#### AIM OF THE EXERCISE
With the images removed, repeat the data below exactly.

#### DATA
○ ○ ○

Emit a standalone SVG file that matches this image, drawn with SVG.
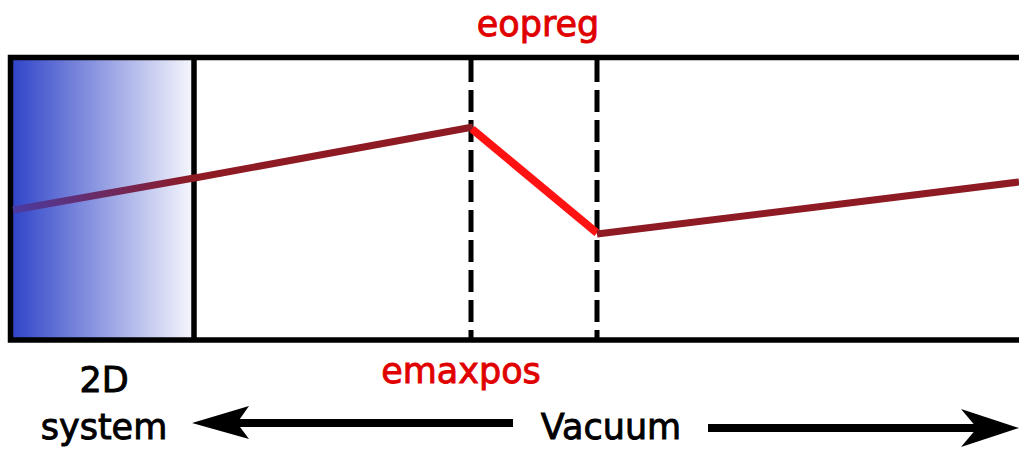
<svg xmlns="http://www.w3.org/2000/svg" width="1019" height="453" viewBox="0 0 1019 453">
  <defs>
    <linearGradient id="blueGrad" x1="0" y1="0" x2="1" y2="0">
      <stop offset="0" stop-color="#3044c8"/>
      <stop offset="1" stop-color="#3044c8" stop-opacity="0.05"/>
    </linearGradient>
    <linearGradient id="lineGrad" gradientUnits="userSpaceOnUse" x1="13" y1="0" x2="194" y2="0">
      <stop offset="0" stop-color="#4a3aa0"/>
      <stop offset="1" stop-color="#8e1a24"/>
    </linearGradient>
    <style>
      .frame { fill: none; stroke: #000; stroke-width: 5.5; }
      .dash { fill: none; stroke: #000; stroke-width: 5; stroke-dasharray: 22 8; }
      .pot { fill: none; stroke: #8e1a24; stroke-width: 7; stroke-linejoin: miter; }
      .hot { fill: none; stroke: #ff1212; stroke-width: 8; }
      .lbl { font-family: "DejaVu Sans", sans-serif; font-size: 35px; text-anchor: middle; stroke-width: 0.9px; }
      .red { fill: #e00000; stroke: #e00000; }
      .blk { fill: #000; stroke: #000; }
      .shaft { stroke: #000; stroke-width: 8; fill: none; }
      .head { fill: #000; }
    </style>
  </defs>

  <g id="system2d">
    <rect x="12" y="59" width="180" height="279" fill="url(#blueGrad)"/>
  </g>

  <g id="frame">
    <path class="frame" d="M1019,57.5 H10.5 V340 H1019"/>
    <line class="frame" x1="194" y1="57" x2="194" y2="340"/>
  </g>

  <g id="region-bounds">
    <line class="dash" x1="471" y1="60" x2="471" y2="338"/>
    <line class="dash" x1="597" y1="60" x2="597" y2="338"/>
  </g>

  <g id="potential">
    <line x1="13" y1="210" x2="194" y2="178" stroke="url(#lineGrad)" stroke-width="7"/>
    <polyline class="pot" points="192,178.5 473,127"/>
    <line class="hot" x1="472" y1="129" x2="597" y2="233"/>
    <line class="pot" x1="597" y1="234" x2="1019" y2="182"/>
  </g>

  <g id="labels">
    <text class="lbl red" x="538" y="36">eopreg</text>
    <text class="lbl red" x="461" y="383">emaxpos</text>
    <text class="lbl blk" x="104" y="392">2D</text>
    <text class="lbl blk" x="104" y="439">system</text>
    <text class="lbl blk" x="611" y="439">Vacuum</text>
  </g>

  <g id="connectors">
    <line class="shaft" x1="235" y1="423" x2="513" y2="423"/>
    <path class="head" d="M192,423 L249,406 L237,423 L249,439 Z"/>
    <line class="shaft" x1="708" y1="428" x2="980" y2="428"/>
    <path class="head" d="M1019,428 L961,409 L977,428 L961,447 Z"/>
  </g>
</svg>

○ ○ ○

#### IN RESPONSE
Emit a standalone SVG file that matches this image, drawn with SVG.
<svg xmlns="http://www.w3.org/2000/svg" width="1019" height="453" viewBox="0 0 1019 453">
  <defs>
    <linearGradient id="blueGrad" x1="0" y1="0" x2="1" y2="0">
      <stop offset="0" stop-color="#3044c8"/>
      <stop offset="1" stop-color="#3044c8" stop-opacity="0.05"/>
    </linearGradient>
    <linearGradient id="lineGrad" gradientUnits="userSpaceOnUse" x1="13" y1="0" x2="194" y2="0">
      <stop offset="0" stop-color="#4a3aa0"/>
      <stop offset="1" stop-color="#8e1a24"/>
    </linearGradient>
    <style>
      .frame { fill: none; stroke: #000; stroke-width: 5.5; }
      .dash { fill: none; stroke: #000; stroke-width: 5; stroke-dasharray: 22 8; }
      .pot { fill: none; stroke: #8e1a24; stroke-width: 7; stroke-linejoin: miter; }
      .hot { fill: none; stroke: #ff1212; stroke-width: 8; }
      .lbl { font-family: "DejaVu Sans", sans-serif; font-size: 35px; text-anchor: middle; stroke-width: 0.9px; }
      .red { fill: #e00000; stroke: #e00000; }
      .blk { fill: #000; stroke: #000; }
      .shaft { stroke: #000; stroke-width: 8; fill: none; }
      .head { fill: #000; }
    </style>
  </defs>

  <g id="system2d">
    <rect x="12" y="59" width="180" height="279" fill="url(#blueGrad)"/>
  </g>

  <g id="frame">
    <path class="frame" d="M1019,57.5 H10.5 V340 H1019"/>
    <line class="frame" x1="194" y1="57" x2="194" y2="340"/>
  </g>

  <g id="region-bounds">
    <line class="dash" x1="471" y1="60" x2="471" y2="338"/>
    <line class="dash" x1="597" y1="60" x2="597" y2="338"/>
  </g>

  <g id="potential">
    <line x1="13" y1="210" x2="194" y2="178" stroke="url(#lineGrad)" stroke-width="7"/>
    <polyline class="pot" points="192,178.5 473,127"/>
    <line class="hot" x1="472" y1="129" x2="597" y2="233"/>
    <line class="pot" x1="597" y1="234" x2="1019" y2="182"/>
  </g>

  <g id="labels">
    <text class="lbl red" x="538" y="36">eopreg</text>
    <text class="lbl red" x="461" y="383">emaxpos</text>
    <text class="lbl blk" x="104" y="392">2D</text>
    <text class="lbl blk" x="104" y="439">system</text>
    <text class="lbl blk" x="611" y="439">Vacuum</text>
  </g>

  <g id="connectors">
    <line class="shaft" x1="235" y1="423" x2="513" y2="423"/>
    <path class="head" d="M192,423 L249,406 L237,423 L249,439 Z"/>
    <line class="shaft" x1="708" y1="428" x2="980" y2="428"/>
    <path class="head" d="M1019,428 L961,409 L977,428 L961,447 Z"/>
  </g>
</svg>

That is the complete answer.